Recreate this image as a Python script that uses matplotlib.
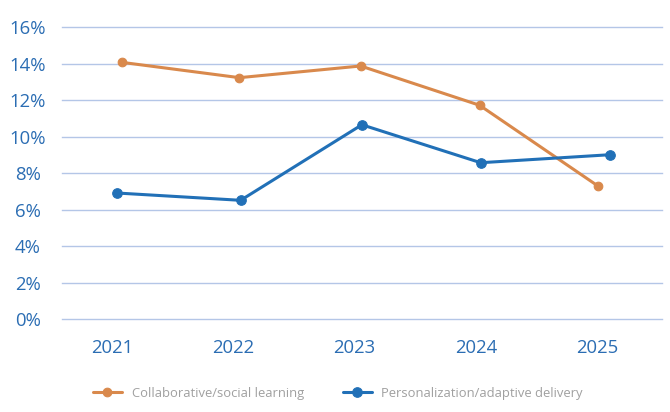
import matplotlib
matplotlib.use("Agg")
import matplotlib.pyplot as plt
from matplotlib.ticker import FuncFormatter

plt.rcParams['font.family'] = ['Open Sans', 'DejaVu Sans']

years = [2021, 2022, 2023, 2024, 2025]
collab_x = [2021.08, 2022.05, 2023.05, 2024.03, 2025.01]
collab_y = [14.08, 13.24, 13.88, 11.73, 7.29]
person_x = [2021.04, 2022.06, 2023.06, 2024.04, 2025.11]
person_y = [6.92, 6.52, 10.66, 8.58, 9.02]
series_names = ["Collaborative/social learning", "Personalization/adaptive delivery"]
y_ticks = [0, 2, 4, 6, 8, 10, 12, 14, 16]

orange = "#D9894C"
blue = "#2170B7"
tick_color = "#2B6DB3"
grid_color = "#B4C6E7"

fig = plt.figure(figsize=(6.7, 4.12), dpi=100)
W, H = 670, 412
left, right, bottom, top = 62, 662, 319.3, 27.3
ax = fig.add_axes([left / W, 1 - bottom / H, (right - left) / W, (bottom - top) / H])

ax.plot(collab_x, collab_y, color=orange, lw=2.2, marker='o', ms=6.2, mew=0.8,
        label=series_names[0], solid_capstyle='round', zorder=3)
ax.plot(person_x, person_y, color=blue, lw=2.2, marker='o', ms=6.9, mew=0.8,
        label=series_names[1], solid_capstyle='round', zorder=3)

ax.set_xlim(2020.587, 2025.535)
ax.set_ylim(0, 16)
ax.set_xticks(years)
ax.set_xticklabels([str(y) for y in years])
ax.set_yticks(y_ticks)
ax.yaxis.set_major_formatter(FuncFormatter(lambda v, p: f"{int(v)}%"))
ax.grid(axis='y', color=grid_color, lw=1.0)
for gl in ax.get_ygridlines():
    gl.set_clip_on(False)
ax.set_axisbelow(True)
for s in ax.spines.values():
    s.set_visible(False)
ax.tick_params(axis='both', length=0, labelsize=13.3, labelcolor=tick_color)
ax.tick_params(axis='x', pad=14)
ax.tick_params(axis='y', pad=24.5)
for lbl in ax.get_yticklabels():
    lbl.set_horizontalalignment('center')

leg = fig.legend(loc='center', bbox_to_anchor=(338 / W, 18.5 / H), ncol=2, frameon=False,
                 fontsize=9.4, handlelength=2.2, handletextpad=0.75, columnspacing=3.0,
                 labelcolor='#A0A0A0')

fig.savefig("out.png", dpi=100)
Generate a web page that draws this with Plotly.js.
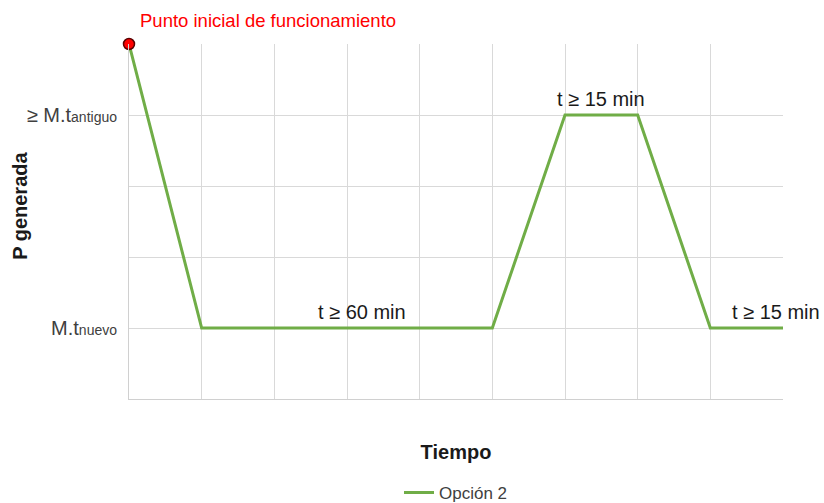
<!DOCTYPE html>
<html><head><meta charset="utf-8">
<script src="https://cdn.plot.ly/plotly-3.0.1.min.js"></script>
<style>body{margin:0;background:#fff}#c{width:824px;height:503px}</style>
</head><body><div id="c"></div>
<script>
const xs = [0, 1, 5, 6, 7, 8, 9];
const ys = [5, 1, 1, 4, 4, 1, 1];
const seriesName = 'Opción 2';
const startX = [0], startY = [5];
const yTickVals = [0, 1, 2, 3, 4, 5];
const yTickText = ['', 'M.t<span style="font-size:14px">nuevo</span>', '', '', '≥ M.t<span style="font-size:14px">antiguo</span>', ''];
const notes = [
  {x: 3.2, y: 1, text: 't ≥ 60 min'},
  {x: 6.5, y: 4, text: 't ≥ 15 min'},
  {x: 8.9, y: 1, text: 't ≥ 15 min'}
];
const font = 'Liberation Sans, Arial, sans-serif';
const data = [
  {x: xs, y: ys, type: 'scatter', mode: 'lines', name: seriesName,
   line: {color: '#70ad47', width: 3}},
  {x: startX, y: startY, type: 'scatter', mode: 'markers', showlegend: false,
   marker: {color: '#ff0000', size: 11, line: {color: '#5a0000', width: 1.5}}, cliponaxis: false}
];
const annotations = notes.map(n => ({x: n.x, y: n.y, xref: 'x', yref: 'y', text: n.text,
  showarrow: false, yanchor: 'bottom', yshift: 3, font: {family: font, size: 20, color: '#1a1a1a'}}));
annotations.push({x: 0.12, y: 1.03, xref: 'x', yref: 'paper', xanchor: 'left', yanchor: 'bottom',
  text: 'Punto inicial de funcionamiento', showarrow: false,
  font: {family: font, size: 18.5, color: '#ff0000'}});
annotations.push({x: -0.1667, y: 0.544, xref: 'paper', yref: 'paper', xanchor: 'center', yanchor: 'middle',
  text: '<b>P generada</b>', textangle: -90, showarrow: false,
  font: {family: font, size: 20, color: '#1a1a1a'}});
const layout = {
  width: 824, height: 503,
  margin: {l: 129, r: 41, t: 44, b: 104},
  paper_bgcolor: '#fff', plot_bgcolor: '#fff',
  font: {family: font},
  xaxis: {range: [0, 9], tickvals: [0,1,2,3,4,5,6,7,8,9], showticklabels: false, ticks: '',
    showgrid: true, gridcolor: '#d9d9d9', gridwidth: 1, zeroline: false,
    showline: true, linecolor: '#d0d0d0', linewidth: 1, automargin: false,
    title: {text: '<b>Tiempo</b>', font: {family: font, size: 20, color: '#1a1a1a'}, standoff: 45}},
  yaxis: {range: [0, 5], tickvals: yTickVals, ticktext: yTickText, ticks: '',
    showgrid: true, gridcolor: '#d9d9d9', gridwidth: 1, zeroline: false,
    showline: true, linecolor: '#d0d0d0', linewidth: 1, automargin: false,
    tickfont: {family: font, size: 20, color: '#404040'}, ticklabelstandoff: 7},
  showlegend: true,
  legend: {orientation: 'h', x: 0.5, xanchor: 'center', yref: 'container', y: 0.02, yanchor: 'middle',
    font: {family: font, size: 17, color: '#404040'}},
  annotations: annotations
};
Plotly.newPlot('c', data, layout, {displayModeBar: false, staticPlot: true});
</script></body></html>
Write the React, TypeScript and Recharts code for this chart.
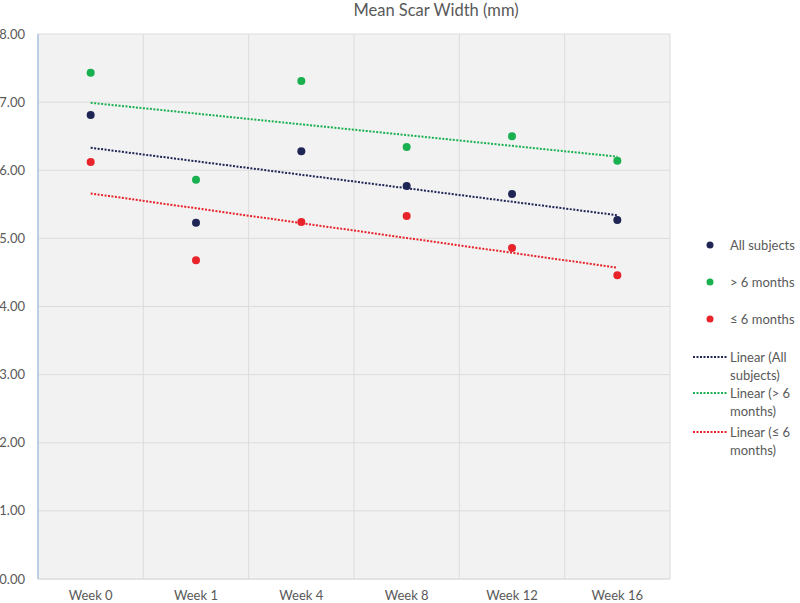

* **WHAT THE EXERCISE ASKS**: Return the records exactly. Don't carry the pictures over.

* **RESPONSE TO THIS TASK**:
Recreate this image as a Python script that uses matplotlib.
import matplotlib
matplotlib.use("Agg")
import matplotlib.pyplot as plt
from matplotlib.ticker import FuncFormatter

plt.rcParams['font.family'] = ['Open Sans', 'DejaVu Sans']

years = [2021, 2022, 2023, 2024, 2025]
collab_x = [2021.08, 2022.05, 2023.05, 2024.03, 2025.01]
collab_y = [14.08, 13.24, 13.88, 11.73, 7.29]
person_x = [2021.04, 2022.06, 2023.06, 2024.04, 2025.11]
person_y = [6.92, 6.52, 10.66, 8.58, 9.02]
series_names = ["Collaborative/social learning", "Personalization/adaptive delivery"]
y_ticks = [0, 2, 4, 6, 8, 10, 12, 14, 16]

orange = "#D9894C"
blue = "#2170B7"
tick_color = "#2B6DB3"
grid_color = "#B4C6E7"

fig = plt.figure(figsize=(6.7, 4.12), dpi=100)
W, H = 670, 412
left, right, bottom, top = 62, 662, 319.3, 27.3
ax = fig.add_axes([left / W, 1 - bottom / H, (right - left) / W, (bottom - top) / H])

ax.plot(collab_x, collab_y, color=orange, lw=2.2, marker='o', ms=6.2, mew=0.8,
        label=series_names[0], solid_capstyle='round', zorder=3)
ax.plot(person_x, person_y, color=blue, lw=2.2, marker='o', ms=6.9, mew=0.8,
        label=series_names[1], solid_capstyle='round', zorder=3)

ax.set_xlim(2020.587, 2025.535)
ax.set_ylim(0, 16)
ax.set_xticks(years)
ax.set_xticklabels([str(y) for y in years])
ax.set_yticks(y_ticks)
ax.yaxis.set_major_formatter(FuncFormatter(lambda v, p: f"{int(v)}%"))
ax.grid(axis='y', color=grid_color, lw=1.0)
for gl in ax.get_ygridlines():
    gl.set_clip_on(False)
ax.set_axisbelow(True)
for s in ax.spines.values():
    s.set_visible(False)
ax.tick_params(axis='both', length=0, labelsize=13.3, labelcolor=tick_color)
ax.tick_params(axis='x', pad=14)
ax.tick_params(axis='y', pad=24.5)
for lbl in ax.get_yticklabels():
    lbl.set_horizontalalignment('center')

leg = fig.legend(loc='center', bbox_to_anchor=(338 / W, 18.5 / H), ncol=2, frameon=False,
                 fontsize=9.4, handlelength=2.2, handletextpad=0.75, columnspacing=3.0,
                 labelcolor='#A0A0A0')

fig.savefig("out.png", dpi=100)
Generate a web page that draws this with Plotly.js.
<!DOCTYPE html>
<html><head><meta charset="utf-8">
<script src="https://cdn.plot.ly/plotly-3.0.1.min.js"></script>
<style>body{margin:0;background:#fff}#c{width:824px;height:503px}</style>
</head><body><div id="c"></div>
<script>
const xs = [0, 1, 5, 6, 7, 8, 9];
const ys = [5, 1, 1, 4, 4, 1, 1];
const seriesName = 'Opción 2';
const startX = [0], startY = [5];
const yTickVals = [0, 1, 2, 3, 4, 5];
const yTickText = ['', 'M.t<span style="font-size:14px">nuevo</span>', '', '', '≥ M.t<span style="font-size:14px">antiguo</span>', ''];
const notes = [
  {x: 3.2, y: 1, text: 't ≥ 60 min'},
  {x: 6.5, y: 4, text: 't ≥ 15 min'},
  {x: 8.9, y: 1, text: 't ≥ 15 min'}
];
const font = 'Liberation Sans, Arial, sans-serif';
const data = [
  {x: xs, y: ys, type: 'scatter', mode: 'lines', name: seriesName,
   line: {color: '#70ad47', width: 3}},
  {x: startX, y: startY, type: 'scatter', mode: 'markers', showlegend: false,
   marker: {color: '#ff0000', size: 11, line: {color: '#5a0000', width: 1.5}}, cliponaxis: false}
];
const annotations = notes.map(n => ({x: n.x, y: n.y, xref: 'x', yref: 'y', text: n.text,
  showarrow: false, yanchor: 'bottom', yshift: 3, font: {family: font, size: 20, color: '#1a1a1a'}}));
annotations.push({x: 0.12, y: 1.03, xref: 'x', yref: 'paper', xanchor: 'left', yanchor: 'bottom',
  text: 'Punto inicial de funcionamiento', showarrow: false,
  font: {family: font, size: 18.5, color: '#ff0000'}});
annotations.push({x: -0.1667, y: 0.544, xref: 'paper', yref: 'paper', xanchor: 'center', yanchor: 'middle',
  text: '<b>P generada</b>', textangle: -90, showarrow: false,
  font: {family: font, size: 20, color: '#1a1a1a'}});
const layout = {
  width: 824, height: 503,
  margin: {l: 129, r: 41, t: 44, b: 104},
  paper_bgcolor: '#fff', plot_bgcolor: '#fff',
  font: {family: font},
  xaxis: {range: [0, 9], tickvals: [0,1,2,3,4,5,6,7,8,9], showticklabels: false, ticks: '',
    showgrid: true, gridcolor: '#d9d9d9', gridwidth: 1, zeroline: false,
    showline: true, linecolor: '#d0d0d0', linewidth: 1, automargin: false,
    title: {text: '<b>Tiempo</b>', font: {family: font, size: 20, color: '#1a1a1a'}, standoff: 45}},
  yaxis: {range: [0, 5], tickvals: yTickVals, ticktext: yTickText, ticks: '',
    showgrid: true, gridcolor: '#d9d9d9', gridwidth: 1, zeroline: false,
    showline: true, linecolor: '#d0d0d0', linewidth: 1, automargin: false,
    tickfont: {family: font, size: 20, color: '#404040'}, ticklabelstandoff: 7},
  showlegend: true,
  legend: {orientation: 'h', x: 0.5, xanchor: 'center', yref: 'container', y: 0.02, yanchor: 'middle',
    font: {family: font, size: 17, color: '#404040'}},
  annotations: annotations
};
Plotly.newPlot('c', data, layout, {displayModeBar: false, staticPlot: true});
</script></body></html>
Write the React, TypeScript and Recharts code for this chart.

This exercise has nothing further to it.